§ **Task details**: Write every line out verbatim and omit the pictures.
· · · · · · ·
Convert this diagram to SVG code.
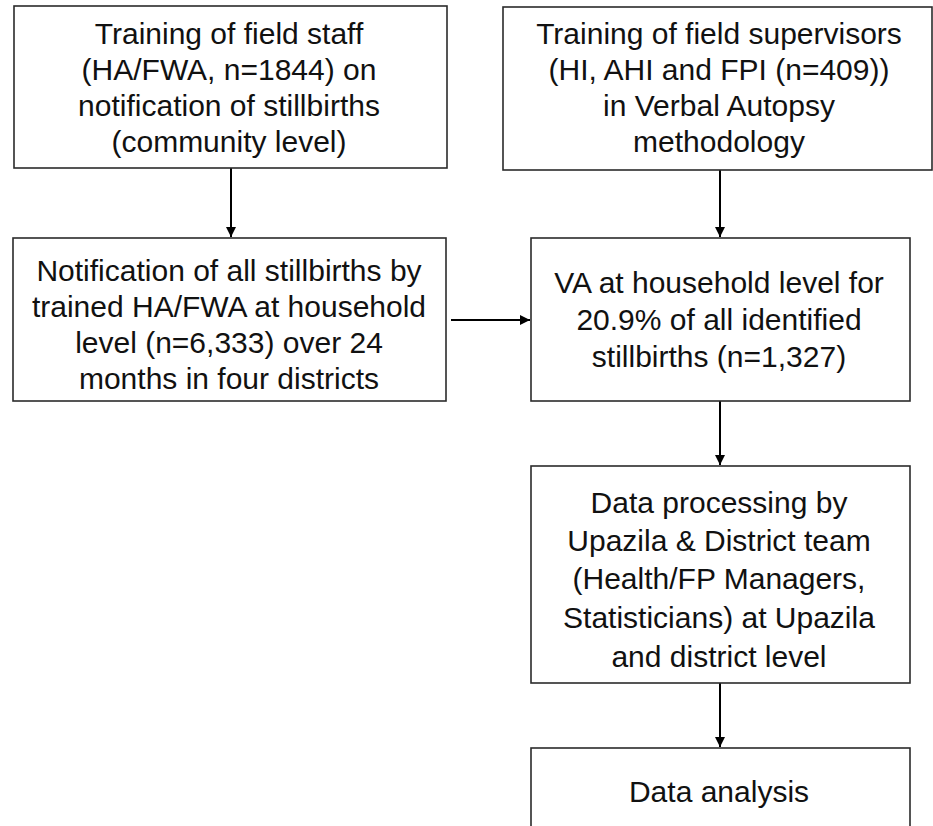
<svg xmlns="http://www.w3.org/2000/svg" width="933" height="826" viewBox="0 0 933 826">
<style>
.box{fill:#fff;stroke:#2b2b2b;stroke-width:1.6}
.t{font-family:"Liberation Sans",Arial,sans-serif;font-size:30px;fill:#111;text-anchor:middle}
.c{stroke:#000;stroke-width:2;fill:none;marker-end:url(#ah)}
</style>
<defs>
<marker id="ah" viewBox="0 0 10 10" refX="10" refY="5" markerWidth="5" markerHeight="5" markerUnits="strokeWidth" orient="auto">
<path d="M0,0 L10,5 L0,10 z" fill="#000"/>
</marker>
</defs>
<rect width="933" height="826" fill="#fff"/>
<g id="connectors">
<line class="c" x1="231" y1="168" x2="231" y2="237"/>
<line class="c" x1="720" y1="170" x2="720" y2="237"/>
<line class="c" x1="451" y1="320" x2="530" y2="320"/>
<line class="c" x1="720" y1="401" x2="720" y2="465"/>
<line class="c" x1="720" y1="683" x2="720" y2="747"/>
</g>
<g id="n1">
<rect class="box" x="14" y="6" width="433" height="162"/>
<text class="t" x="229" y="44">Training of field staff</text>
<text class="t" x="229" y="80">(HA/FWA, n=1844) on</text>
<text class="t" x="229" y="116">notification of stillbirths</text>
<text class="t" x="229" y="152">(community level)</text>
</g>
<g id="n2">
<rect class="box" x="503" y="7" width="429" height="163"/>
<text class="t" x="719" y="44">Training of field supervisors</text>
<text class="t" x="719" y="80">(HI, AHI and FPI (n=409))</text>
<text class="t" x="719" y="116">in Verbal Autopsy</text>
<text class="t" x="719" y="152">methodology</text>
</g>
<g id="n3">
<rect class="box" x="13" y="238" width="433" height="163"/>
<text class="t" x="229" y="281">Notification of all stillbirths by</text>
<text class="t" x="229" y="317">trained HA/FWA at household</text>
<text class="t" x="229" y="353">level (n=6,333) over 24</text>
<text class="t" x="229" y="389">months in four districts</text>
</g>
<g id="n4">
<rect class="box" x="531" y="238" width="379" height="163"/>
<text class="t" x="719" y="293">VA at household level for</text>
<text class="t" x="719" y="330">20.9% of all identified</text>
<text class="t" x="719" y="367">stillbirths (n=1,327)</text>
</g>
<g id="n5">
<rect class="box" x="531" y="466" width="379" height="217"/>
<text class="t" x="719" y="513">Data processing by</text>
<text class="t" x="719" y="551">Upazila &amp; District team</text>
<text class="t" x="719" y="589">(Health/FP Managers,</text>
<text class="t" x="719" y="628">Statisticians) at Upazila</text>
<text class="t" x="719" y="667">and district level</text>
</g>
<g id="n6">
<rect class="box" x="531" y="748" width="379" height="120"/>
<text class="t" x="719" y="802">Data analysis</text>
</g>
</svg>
· · · · · · ·
§ **Result for this task**:
Convert this diagram to SVG code.
<svg xmlns="http://www.w3.org/2000/svg" width="933" height="826" viewBox="0 0 933 826">
<style>
.box{fill:#fff;stroke:#2b2b2b;stroke-width:1.6}
.t{font-family:"Liberation Sans",Arial,sans-serif;font-size:30px;fill:#111;text-anchor:middle}
.c{stroke:#000;stroke-width:2;fill:none;marker-end:url(#ah)}
</style>
<defs>
<marker id="ah" viewBox="0 0 10 10" refX="10" refY="5" markerWidth="5" markerHeight="5" markerUnits="strokeWidth" orient="auto">
<path d="M0,0 L10,5 L0,10 z" fill="#000"/>
</marker>
</defs>
<rect width="933" height="826" fill="#fff"/>
<g id="connectors">
<line class="c" x1="231" y1="168" x2="231" y2="237"/>
<line class="c" x1="720" y1="170" x2="720" y2="237"/>
<line class="c" x1="451" y1="320" x2="530" y2="320"/>
<line class="c" x1="720" y1="401" x2="720" y2="465"/>
<line class="c" x1="720" y1="683" x2="720" y2="747"/>
</g>
<g id="n1">
<rect class="box" x="14" y="6" width="433" height="162"/>
<text class="t" x="229" y="44">Training of field staff</text>
<text class="t" x="229" y="80">(HA/FWA, n=1844) on</text>
<text class="t" x="229" y="116">notification of stillbirths</text>
<text class="t" x="229" y="152">(community level)</text>
</g>
<g id="n2">
<rect class="box" x="503" y="7" width="429" height="163"/>
<text class="t" x="719" y="44">Training of field supervisors</text>
<text class="t" x="719" y="80">(HI, AHI and FPI (n=409))</text>
<text class="t" x="719" y="116">in Verbal Autopsy</text>
<text class="t" x="719" y="152">methodology</text>
</g>
<g id="n3">
<rect class="box" x="13" y="238" width="433" height="163"/>
<text class="t" x="229" y="281">Notification of all stillbirths by</text>
<text class="t" x="229" y="317">trained HA/FWA at household</text>
<text class="t" x="229" y="353">level (n=6,333) over 24</text>
<text class="t" x="229" y="389">months in four districts</text>
</g>
<g id="n4">
<rect class="box" x="531" y="238" width="379" height="163"/>
<text class="t" x="719" y="293">VA at household level for</text>
<text class="t" x="719" y="330">20.9% of all identified</text>
<text class="t" x="719" y="367">stillbirths (n=1,327)</text>
</g>
<g id="n5">
<rect class="box" x="531" y="466" width="379" height="217"/>
<text class="t" x="719" y="513">Data processing by</text>
<text class="t" x="719" y="551">Upazila &amp; District team</text>
<text class="t" x="719" y="589">(Health/FP Managers,</text>
<text class="t" x="719" y="628">Statisticians) at Upazila</text>
<text class="t" x="719" y="667">and district level</text>
</g>
<g id="n6">
<rect class="box" x="531" y="748" width="379" height="120"/>
<text class="t" x="719" y="802">Data analysis</text>
</g>
</svg>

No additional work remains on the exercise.